North Germanic: A branch of the Germanic group of the Indo-European family of languages; it comprises Icelandic, Swedish, Danish, Norwegian, Faroese and Gotlandic (or Gutnian). Also called Scandinavian.
North Italian: A term used by some Romance linguists as a collective designation of the Gallo-Italian and Venetian dialect groups (qq.v.).
Northern Mongol: See Buryat.
Northern West Semitic: A subdivision of the Semitic group of the Semito-Hamitic family of languages, comprising two subgroups: Canaanite (Old Canaanite, Hebrew, Phoenician and Moabite) and Aramaic (Eastern and Western Aramaic).
Northumbrian: An Old English (Anglo-Saxon) dialect, which was the parent of the Northern division of Middle English.
Norwegian: A Scandinavian (North Germanic) language, spoken by about 3,000,000 native speakers. (Cf. Landsmål and Riksmål.)
noun: A word designating or naming a person, living being, object, thing, etc. A proper noun is the name of one specific entity, whereas a common noun designates an entire class, category or group or any member thereof.
noun-equivalent: A word (pronoun, participle, adjective) or group of words used in the sense and function of a noun.
noun language: A language which uses mainly or solely nominal sentences (q.v.).
noun numeral: A numeral used as a noun.
noun sentence: See nominal sentence.
noun-word: A term used by Sweet collectively for nouns and other words used in a noun function.
Novial: An artificial language created by Otto Jespersen in 1928.
Nubian: An African Negro language, spoken by about 300,000 persons in the Nile valley and the Anglo-Egyptian Sudan; a member of the Sudanese-Guinean family of languages.
nucleus: See kernel.
number: The grammatical distinction, common to the majority of the principal families or groups of languages, based on a morphological differentiation according as the speaker intends to designate one object, thing, etc., or more than one.
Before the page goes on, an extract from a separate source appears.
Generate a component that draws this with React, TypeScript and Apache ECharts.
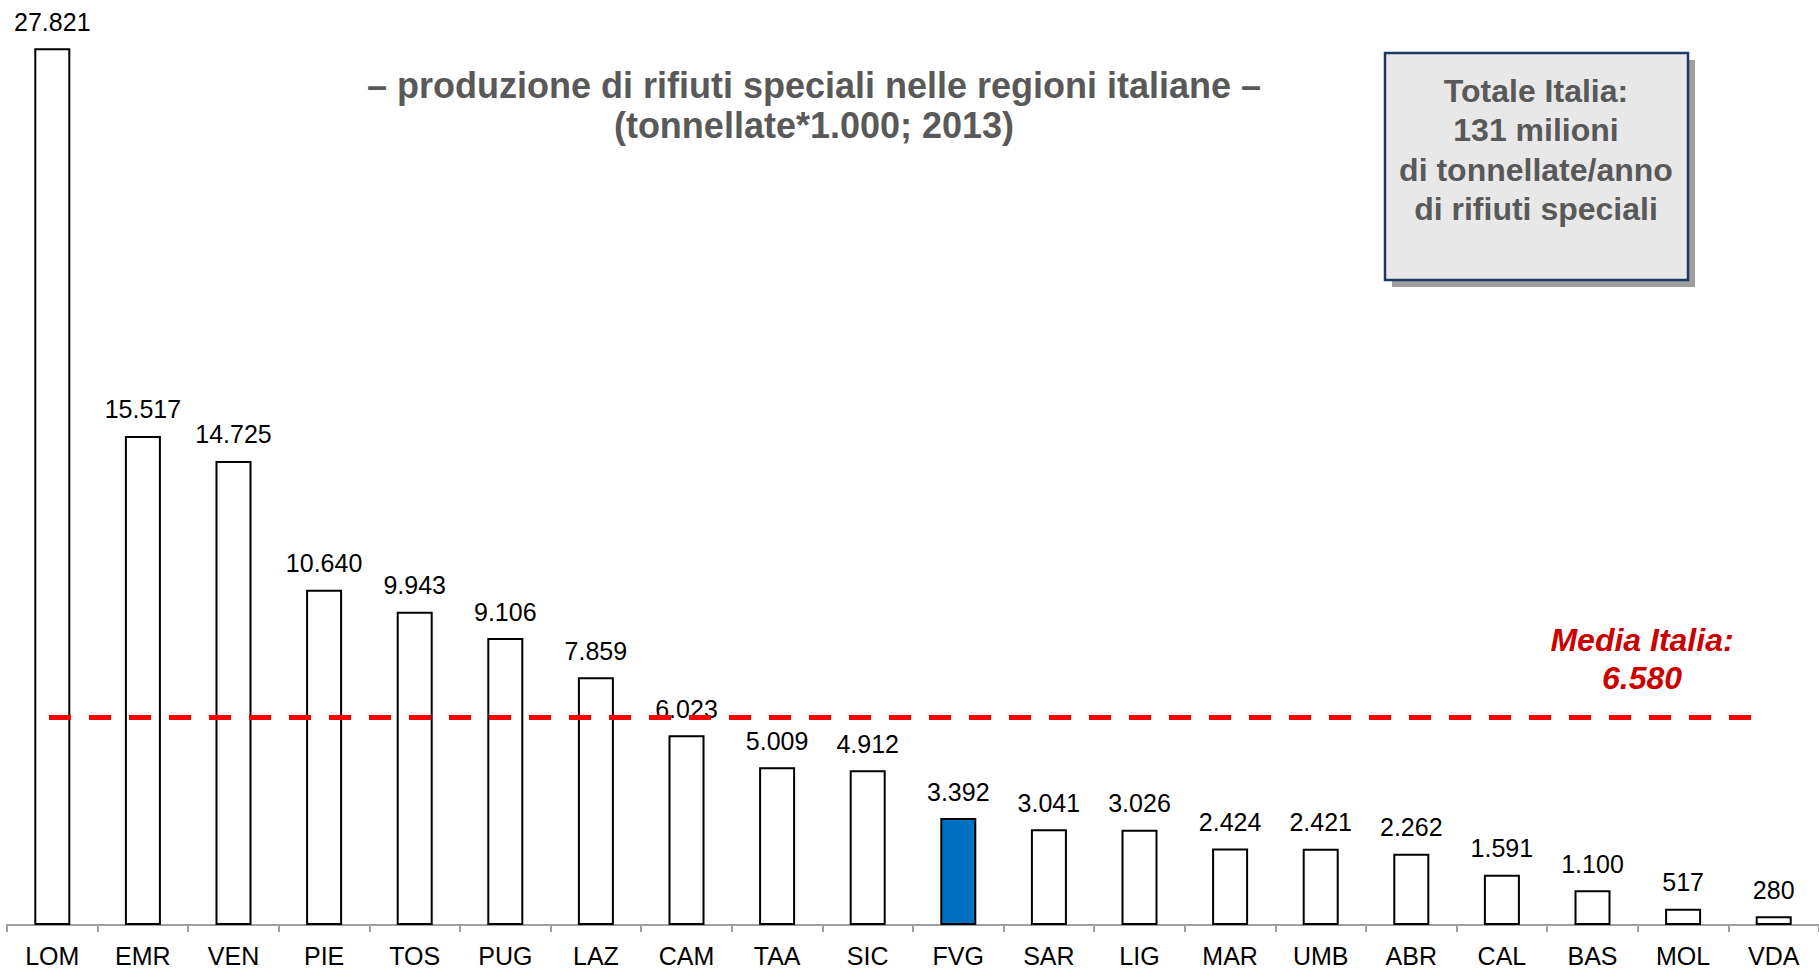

The form designating one is called the singular, that designating more than one is the plural. Some languages have also distinct forms to designate two (dual), some even forms to designate three (trial) and even four (quatrial). On the other hand, certain languages attach no importance to number distinction and indicate number, by special linguistic devices, only when especially emphasized or absolutely necessary for the proper interpretation of the utterance.
number concord: The grammatical agreement, as to number, of those words in a sentence which are syntactically interrelated.
numeral: A word indicating number or quantity and relationship as to number and quantity. Numerals answer the question “How many?” (cardinals), “Which one in sequence?” (ordinals), “How many times?” (iteratives), “How many fold?” (multiplicatives), “What fraction?” (partitives), etc.
numeral classifier: See auxiliary numerals.
numeral pronoun: A term occasionally used for a word which denotes an indefinite number of persons or things.
numerative classifiers: Various words which in Japanese, in Chinese, and in other languages are inserted between a numeral and the substantive to which the numeral refers, also between a demonstrative and a noun.
numerical metanalysis: Jespersen’s term for the change which causes a word which was originally singular to be regarded now as plural, or vice-versa.
nunation: In Arabic, the suffixation, in certain cases, of the letter nun [n] to words ending in a short vowel.
Nyamwezi: An East African Negro language, member of the Bantu family of languages.
Nyanja: An African Negro language (also called Nyanza, Nyasa, Nyassa, etc.) spoken, in various dialects, by about 1,500,000 persons in Nyasaland in eastern Central Africa; a member of the Bantu family of languages.
Nyaturu: An East African Negro language, member of the Bantu family of languages.
Nyoro: An African Negro language, member of the Bantu family of languages.